Simone George is a human rights lawyer and activist, a consultant commercial litigator, a paralysis cure hunter and a TED2018 Speaker.

As a human rights lawyer, Simone represents women who are experiencing abuse and is presently researching why those in our systems don’t adequately serve justice. She co-authored the report “The Lawlessness of the Home” with an Irish NGO, finding that we are all responsible for women and children’s right to bodily integrity and to liberty. She also co-created a summit in 2016 to cultivate the leadership required to arm us for this responsibility, gathering the world’s foremost thinkers and activists together in Dublin. This work led to significant amendments to legislation and will contribute to a new landscape of social and political justice in Ireland.

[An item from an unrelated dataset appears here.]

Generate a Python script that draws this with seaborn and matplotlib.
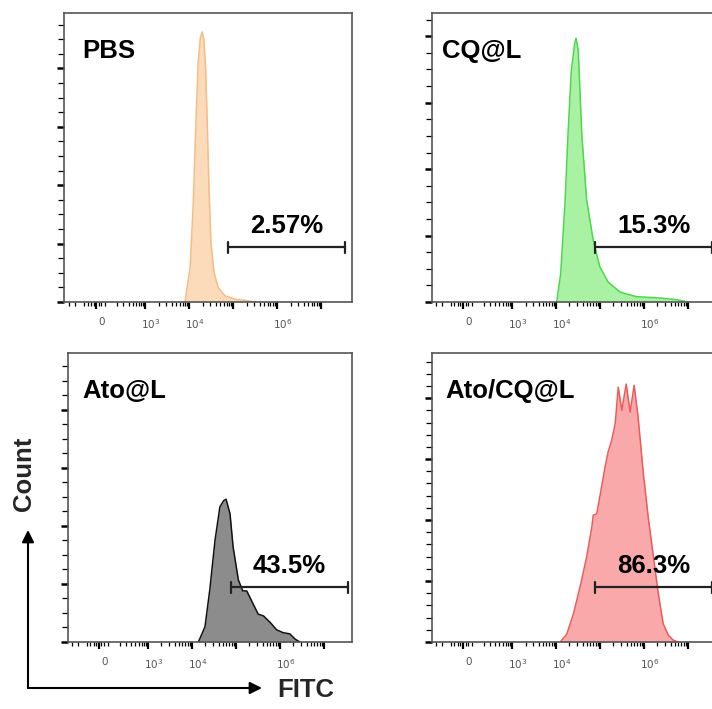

In 2010, Simone’s fiancé — blind adventure athlete Mark Pollock — broke his back, and together the two learned how paralysis strikes at the very heart of what it means to be human. George’s research, which began by Pollock’s hospital bed, became the start of their next adventure — to find and connect people around the world to fast-track a cure for paralysis. George has been a catalyst for a global collaboration between groundbreaking scientists creating a paralysis cure and is the subject of feature documentary: Unbreakable. She is a director on the board of the Christopher and Dana Reeve Foundation, a masters graduate from The College of Europe, Bruges, holds a diploma from Harvard and is a double-graduate of NUI Galway.

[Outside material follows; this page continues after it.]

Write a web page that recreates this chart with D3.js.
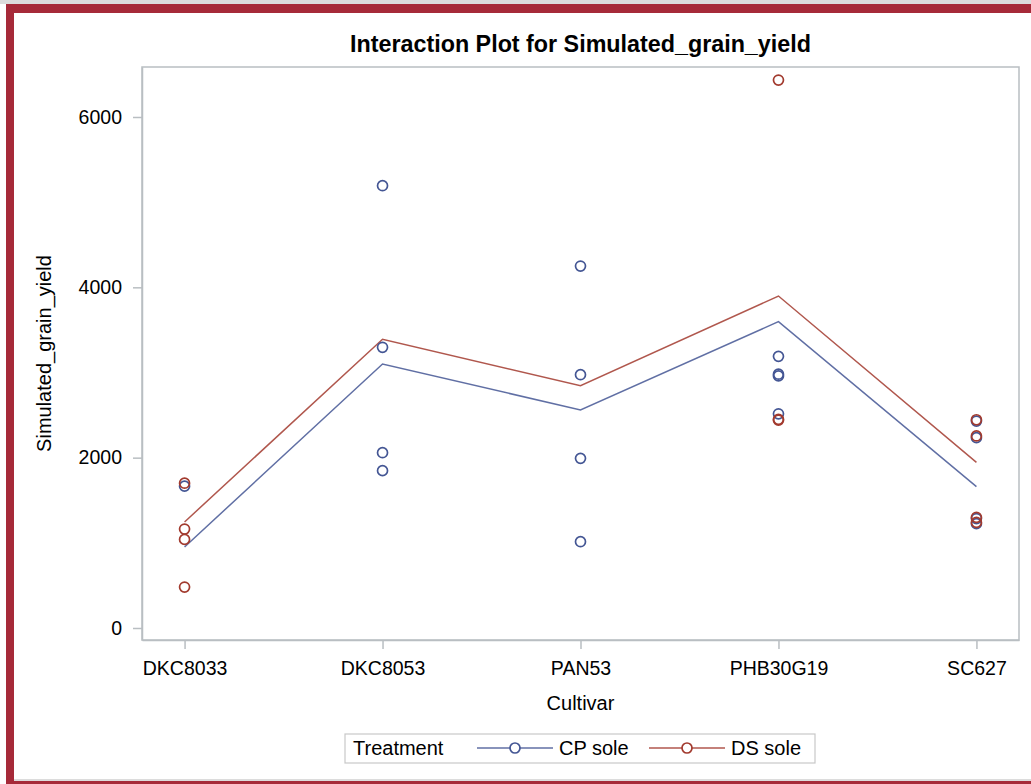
<!DOCTYPE html>
<html>
<head>
<meta charset="utf-8">
<script src="https://cdn.jsdelivr.net/npm/d3@7"></script>
<style>
  body { margin: 0; background: #fff; }
  svg text { font-family: "Liberation Sans", Arial, sans-serif; fill: #000; }
</style>
</head>
<body>
<div id="chart"></div>
<script>
/* Data */
var cultivars = ["DKC8033", "DKC8053", "PAN53", "PHB30G19", "SC627"];
var yTicks    = [0, 2000, 4000, 6000];

// fitted lines per treatment
var cpMeans = [951, 3100, 2560, 3597, 1659];
var dsMeans = [1245, 3390, 2845, 3898, 1945];

// observations [cultivar, yield]
var cpObs = [
  ["DKC8033", 1665],
  ["DKC8053", 5193], ["DKC8053", 3296], ["DKC8053", 2058], ["DKC8053", 1847],
  ["PAN53", 4250], ["PAN53", 2974], ["PAN53", 1992], ["PAN53", 1013],
  ["PHB30G19", 3190], ["PHB30G19", 2980], ["PHB30G19", 2960], ["PHB30G19", 2515],
  ["SC627", 2430], ["SC627", 2235], ["SC627", 1285], ["SC627", 1225]
];
var dsObs = [
  ["DKC8033", 1700], ["DKC8033", 1162], ["DKC8033", 1040], ["DKC8033", 481],
  ["PHB30G19", 6434], ["PHB30G19", 2450], ["PHB30G19", 2440],
  ["SC627", 2445], ["SC627", 2255], ["SC627", 1300], ["SC627", 1240]
];

var groups = [
  { name: "CP sole", color: "#445694", means: cpMeans, obs: cpObs },
  { name: "DS sole", color: "#a23a2e", means: dsMeans, obs: dsObs }
];

/******************************************************************************/
/*  Layout                                                                    */
/******************************************************************************/
var W = 1031, H = 784,
    pLeft = 142, pRight = 1019, pTop = 67, pBottom = 640,
    frameCol = "#b9bec2";

var svg = d3.select("#chart").append("svg")
    .attr("width", W)
    .attr("height", H);

// window frame
svg.append("rect").attr("x", 0).attr("y", 0).attr("width", W).attr("height", 4).attr("fill", "#dcdcdc");
svg.append("rect").attr("x", 6).attr("y", 4).attr("width", W - 6).attr("height", 9).attr("fill", "#a62a39");
svg.append("rect").attr("x", 6).attr("y", 4).attr("width", 8).attr("height", H - 4).attr("fill", "#a62a39");
svg.append("rect").attr("x", 14).attr("y", 779).attr("width", W - 14).attr("height", 2).attr("fill", "#dcdcdc");
svg.append("rect").attr("x", 14).attr("y", 781).attr("width", W - 14).attr("height", 3).attr("fill", "#a62a39");

var x = d3.scalePoint().domain(cultivars).range([pLeft, pRight]).padding(0.215);
var y = d3.scaleLinear().domain([-141, 6587]).range([pBottom, pTop]);

// plot frame
svg.append("rect")
    .attr("x", pLeft).attr("y", pTop)
    .attr("width", pRight - pLeft).attr("height", pBottom - pTop)
    .attr("fill", "none").attr("stroke", frameCol).attr("stroke-width", 1.5);

// axes
var xAxis = svg.append("g")
    .attr("transform", "translate(0," + pBottom + ")")
    .call(d3.axisBottom(x).tickSize(9).tickSizeOuter(0).tickPadding(12));
var yAxis = svg.append("g")
    .attr("transform", "translate(" + pLeft + ",0)")
    .call(d3.axisLeft(y).tickValues(yTicks).tickSize(9).tickSizeOuter(0).tickPadding(11).tickFormat(d3.format("d")));

[xAxis, yAxis].forEach(function(a){
  a.select(".domain").attr("stroke", frameCol).attr("stroke-width", 1.5);
  a.selectAll(".tick line").attr("stroke", frameCol).attr("stroke-width", 1.5);
  a.selectAll(".tick text").style("font-size", "19.5px").attr("fill", "#111");
});

// title and labels
svg.append("text")
    .attr("x", (pLeft + pRight) / 2).attr("y", 52)
    .attr("text-anchor", "middle")
    .style("font-size", "23.3px").style("font-weight", "bold")
    .text("Interaction Plot for Simulated_grain_yield");

svg.append("text")
    .attr("x", (pLeft + pRight) / 2).attr("y", 710)
    .attr("text-anchor", "middle")
    .style("font-size", "20px")
    .text("Cultivar");

svg.append("text")
    .attr("transform", "translate(51," + ((pTop + pBottom) / 2) + ") rotate(-90)")
    .attr("text-anchor", "middle")
    .style("font-size", "20px")
    .text("Simulated_grain_yield");

/******************************************************************************/
/*  Lines and points                                                          */
/******************************************************************************/
var line = d3.line()
    .x(function(d, i){ return x(cultivars[i]); })
    .y(function(d){ return y(d); });

groups.forEach(function(g){
  svg.append("path")
      .datum(g.means)
      .attr("d", line)
      .attr("fill", "none")
      .attr("stroke", g.color)
      .attr("stroke-opacity", 0.85)
      .attr("stroke-width", 1.5);
});

groups.forEach(function(g){
  svg.append("g").selectAll("circle").data(g.obs)
    .enter().append("circle")
      .attr("cx", function(d){ return x(d[0]); })
      .attr("cy", function(d){ return y(d[1]); })
      .attr("r", 5)
      .attr("fill", "none")
      .attr("stroke", g.color)
      .attr("stroke-width", 1.7);
});

/******************************************************************************/
/*  Legend                                                                    */
/******************************************************************************/
var lg = svg.append("g");
lg.append("rect")
    .attr("x", 345).attr("y", 734).attr("width", 470).attr("height", 29)
    .attr("fill", "#fff").attr("stroke", "#c8c8c8").attr("stroke-width", 1.2);

lg.append("text")
    .attr("x", 353).attr("y", 755)
    .style("font-size", "20px")
    .text("Treatment");

var legendX = [477, 649];
groups.forEach(function(g, i){
  var x0 = legendX[i];
  lg.append("line")
      .attr("x1", x0).attr("x2", x0 + 76)
      .attr("y1", 748).attr("y2", 748)
      .attr("stroke", g.color).attr("stroke-opacity", 0.85).attr("stroke-width", 1.5);
  lg.append("circle")
      .attr("cx", x0 + 38).attr("cy", 748).attr("r", 5)
      .attr("fill", "#fff").attr("stroke", g.color).attr("stroke-width", 1.7);
  lg.append("text")
      .attr("x", x0 + 82).attr("y", 755)
      .style("font-size", "20px")
      .text(g.name);
});
</script>
</body>
</html>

Simone is a double law graduate of the National University of Ireland, Galway and a Masters graduate of The Collège d’Europe in Bruges holds a diploma in Global Leadership and Public Policy for the 21st Century from the Harvard Kennedy School. She is a Director of the Christopher and Dana Reeve Foundation, sits on the advisory board of Herstory Ireland and is a co-founder and thought partner for the Mark Pollock Trust.


Daniel Del Gobbo

Adjunct Professor, Osgoode Hall Law School
SJD Candidate, University of Toronto Faculty of Law
Visiting Scholar

Daniel Del Gobbo is a Pierre Elliott Trudeau Foundation Scholar, CBA Viscount Bennett Fellow, SSHRC Doctoral Fellow, and SJD Candidate at the University of Toronto Faculty of Law. His current research interests fall at the intersections of ADR and civil procedure, feminist and queer legal theory, access to justice, and equality law, with his doctoral work focusing on the use of consensual dispute resolution in addressing the problem of campus sexual violence in Canada and the United States. Previously, Daniel earned an LLM from Harvard Law School and JD from Osgoode Hall Law School, York University.

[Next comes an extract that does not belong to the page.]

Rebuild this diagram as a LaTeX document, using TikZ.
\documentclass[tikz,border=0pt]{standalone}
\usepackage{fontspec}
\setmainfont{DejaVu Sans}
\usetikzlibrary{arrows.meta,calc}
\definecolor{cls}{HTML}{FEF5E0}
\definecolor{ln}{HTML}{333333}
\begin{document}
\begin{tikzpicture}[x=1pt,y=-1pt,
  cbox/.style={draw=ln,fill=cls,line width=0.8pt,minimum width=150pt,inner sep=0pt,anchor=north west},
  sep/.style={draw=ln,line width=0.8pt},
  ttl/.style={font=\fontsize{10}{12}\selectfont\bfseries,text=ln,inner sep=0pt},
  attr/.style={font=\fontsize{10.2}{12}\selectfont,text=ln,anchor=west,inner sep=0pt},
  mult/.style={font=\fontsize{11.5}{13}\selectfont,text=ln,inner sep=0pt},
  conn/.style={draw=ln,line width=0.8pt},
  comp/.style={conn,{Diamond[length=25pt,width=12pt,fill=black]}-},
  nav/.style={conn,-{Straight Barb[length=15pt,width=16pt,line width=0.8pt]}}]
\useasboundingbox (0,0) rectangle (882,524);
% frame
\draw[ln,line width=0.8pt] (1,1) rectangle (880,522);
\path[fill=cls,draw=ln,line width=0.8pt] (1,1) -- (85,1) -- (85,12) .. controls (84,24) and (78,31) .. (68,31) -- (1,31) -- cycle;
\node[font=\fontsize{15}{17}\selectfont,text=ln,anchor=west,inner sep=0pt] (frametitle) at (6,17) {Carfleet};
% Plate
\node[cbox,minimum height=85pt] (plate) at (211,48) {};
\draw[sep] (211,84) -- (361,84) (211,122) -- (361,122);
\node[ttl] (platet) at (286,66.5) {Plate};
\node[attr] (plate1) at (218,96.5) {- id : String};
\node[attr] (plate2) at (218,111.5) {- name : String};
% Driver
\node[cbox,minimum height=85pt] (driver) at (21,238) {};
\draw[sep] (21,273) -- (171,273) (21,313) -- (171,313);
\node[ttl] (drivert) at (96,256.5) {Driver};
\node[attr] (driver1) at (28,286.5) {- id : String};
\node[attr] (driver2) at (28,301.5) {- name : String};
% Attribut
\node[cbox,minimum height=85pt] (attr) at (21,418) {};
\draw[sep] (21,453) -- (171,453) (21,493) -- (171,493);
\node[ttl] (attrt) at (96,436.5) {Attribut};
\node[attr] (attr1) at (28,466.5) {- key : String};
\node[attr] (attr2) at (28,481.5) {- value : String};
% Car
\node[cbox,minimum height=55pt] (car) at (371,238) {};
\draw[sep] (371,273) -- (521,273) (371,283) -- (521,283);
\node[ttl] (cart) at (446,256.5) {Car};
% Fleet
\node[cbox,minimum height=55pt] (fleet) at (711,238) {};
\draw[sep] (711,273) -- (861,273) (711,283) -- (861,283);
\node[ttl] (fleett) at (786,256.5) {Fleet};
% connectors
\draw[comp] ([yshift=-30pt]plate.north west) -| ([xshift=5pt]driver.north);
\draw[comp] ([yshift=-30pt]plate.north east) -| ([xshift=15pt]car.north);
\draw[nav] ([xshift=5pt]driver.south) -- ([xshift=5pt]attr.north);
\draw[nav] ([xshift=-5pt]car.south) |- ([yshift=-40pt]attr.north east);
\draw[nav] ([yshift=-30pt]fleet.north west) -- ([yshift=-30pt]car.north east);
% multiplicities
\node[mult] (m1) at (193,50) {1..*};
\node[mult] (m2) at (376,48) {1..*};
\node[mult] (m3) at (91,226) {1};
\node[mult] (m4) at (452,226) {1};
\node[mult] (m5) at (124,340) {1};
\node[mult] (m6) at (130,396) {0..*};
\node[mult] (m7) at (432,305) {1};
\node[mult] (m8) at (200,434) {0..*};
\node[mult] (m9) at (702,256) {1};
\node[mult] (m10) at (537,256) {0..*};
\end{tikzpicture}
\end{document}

Daniel is currently an Adjunct Professor at Osgoode Hall Law School, where he teaches “Dispute Settlement,” an advanced, upper-year seminar in ADR and dispute systems design, and leads a team of over 30 instructors as the Course Director of “Lawyer as Negotiator,” an experiential learning course in representative negotiation. He has received the Osgoode Hall Law School Teaching Award for Adjunct Faculty in recognition of his contributions to the Osgoode community.

Daniel‘s academic and advocacy work are committed to the public interest. He has advised organizations including the Women’s Legal Education and Action Fund, Canadian Civil Liberties Association, and International Committee of the Red Cross on projects related to restorative justice, sexual violence, humanitarian negotiation, women’s rights, and LGBTQ2 equality in Canada. Before entering academia, Daniel maintained a busy litigation practice in both the private and public sectors, working for two multinational law firms as well as one of the largest social housing providers in North America.